__Exercise requirements__: Leave the pictures out and quote every line from the start of the listing to the line with "import matplotlib.pyplot as plt", inclusive.
☆ ☆ ☆ ☆ ☆ ☆ ☆
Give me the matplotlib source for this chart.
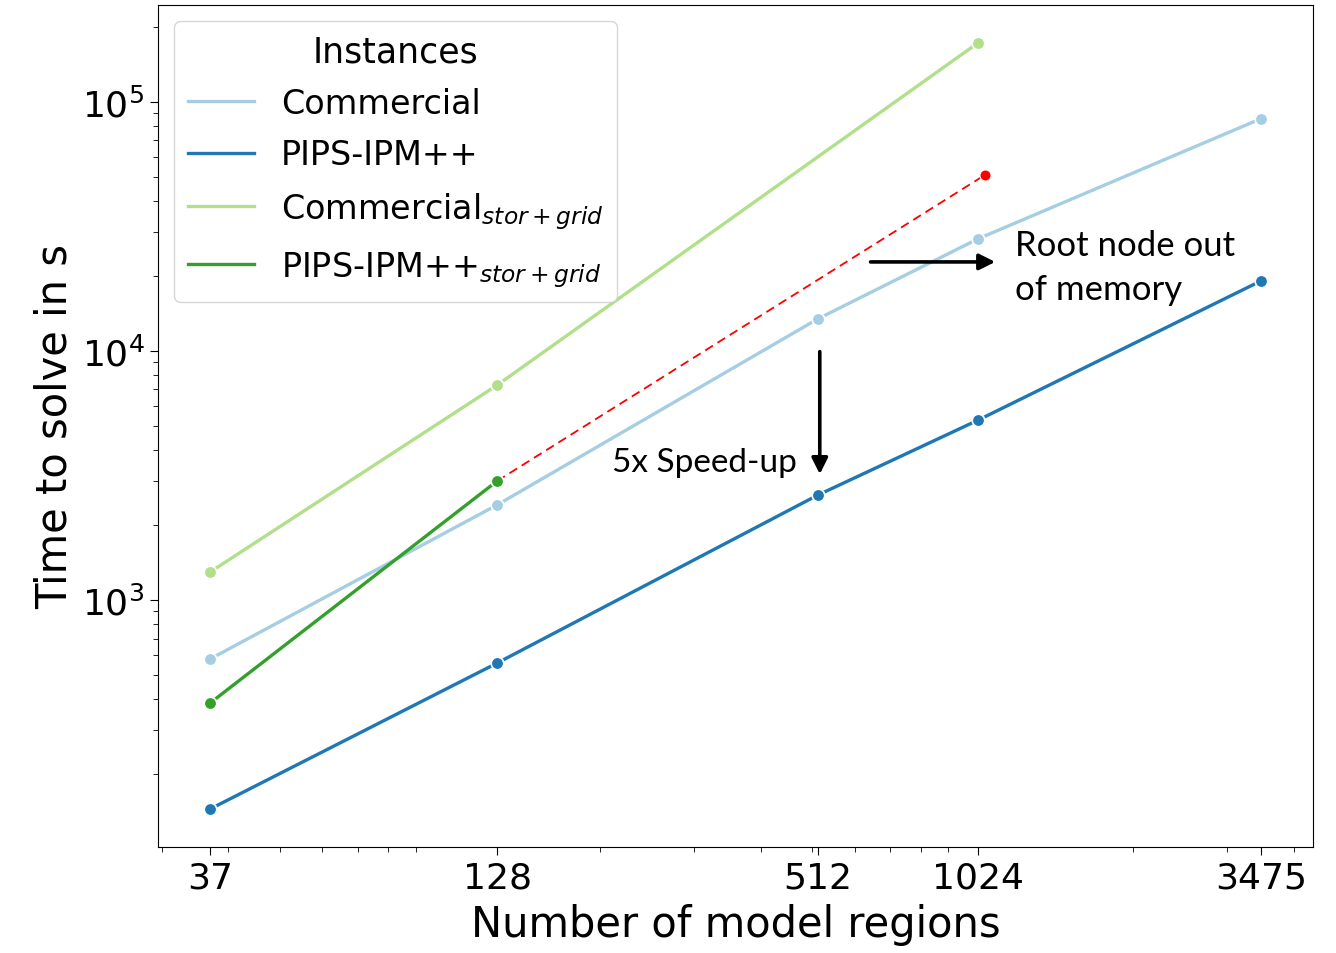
import matplotlib
matplotlib.use("Agg")
import matplotlib.pyplot as plt

# data (log-log)
regions = [37, 128, 512, 1024, 3475]
commercial = [580, 2410, 13450, 28200, 85500]
pips = [145, 559, 2640, 5280, 19100]
regions_sg = [37, 128, 1024]
commercial_sg = [1295, 7290, 172600]
regions_pips_sg = [37, 128]
pips_sg = [386, 3006]
# extrapolated root node (out of memory)
oom_x = [128, 1055]
oom_y = [3006, 50900]

colors = ["#a6cee3", "#1f78b4", "#b2df8a", "#33a02c"]

fig = plt.figure(figsize=(13.36, 9.54), dpi=100)
ax = fig.add_axes([0.118, 0.111, 0.865, 0.883])

mk = dict(marker="o", markersize=9, markeredgecolor="white", markeredgewidth=1.2, linewidth=2.4)
ax.plot(regions, commercial, color=colors[0], label="Commercial", **mk)
ax.plot(regions, pips, color=colors[1], label="PIPS-IPM++", **mk)
ax.plot(regions_sg, commercial_sg, color=colors[2], label=r"Commercial$_{stor+grid}$", **mk)
ax.plot(oom_x, oom_y, color="red", linestyle=(0, (5, 3)), linewidth=1.3, zorder=1)
ax.plot(oom_x[1:], oom_y[1:], "o", color="red", markersize=8, markeredgecolor="white", markeredgewidth=0.8)
ax.plot(regions_pips_sg, pips_sg, color=colors[3], label=r"PIPS-IPM++$_{stor+grid}$", **mk)

ax.set_xscale("log")
ax.set_yscale("log")
ax.set_xlim(29.5, 4355)
ax.set_ylim(102, 2.45e5)
ax.set_xticks(regions)
ax.set_xticklabels([str(r) for r in regions])
ax.tick_params(axis="both", which="major", labelsize=26, length=6)
ax.tick_params(axis="both", which="minor", length=3.5)
ax.set_xlabel("Number of model regions", fontsize=30, labelpad=6)
ax.set_ylabel("Time to solve in s", fontsize=30)

leg = ax.legend(title="Instances", loc="upper left", fontsize=24, title_fontsize=25,
                handlelength=2.0, handletextpad=0.8, borderaxespad=0.5, labelspacing=0.55)
for h in leg.get_lines():
    h.set_marker("")

# annotations
ann_font = ["Lato", "DejaVu Sans"]
ax.annotate("", xy=(1115, 22750), xytext=(635, 22750),
            arrowprops=dict(arrowstyle="-|>", color="black", lw=2.6, mutation_scale=24))
ax.text(1200, 30800, "Root node out\nof memory", fontsize=25, family=ann_font,
        va="top", ha="left", linespacing=1.45)
ax.annotate("", xy=(516, 3120), xytext=(516, 10190),
            arrowprops=dict(arrowstyle="-|>", color="black", lw=2.6, mutation_scale=24))
ax.text(210, 3580, "5x Speed-up", fontsize=24, family=ann_font, va="center", ha="left")

fig.savefig("out.png", dpi=100)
☆ ☆ ☆ ☆ ☆ ☆ ☆
__Written answer__:
Give me the matplotlib source for this chart.
import matplotlib
matplotlib.use("Agg")
import matplotlib.pyplot as plt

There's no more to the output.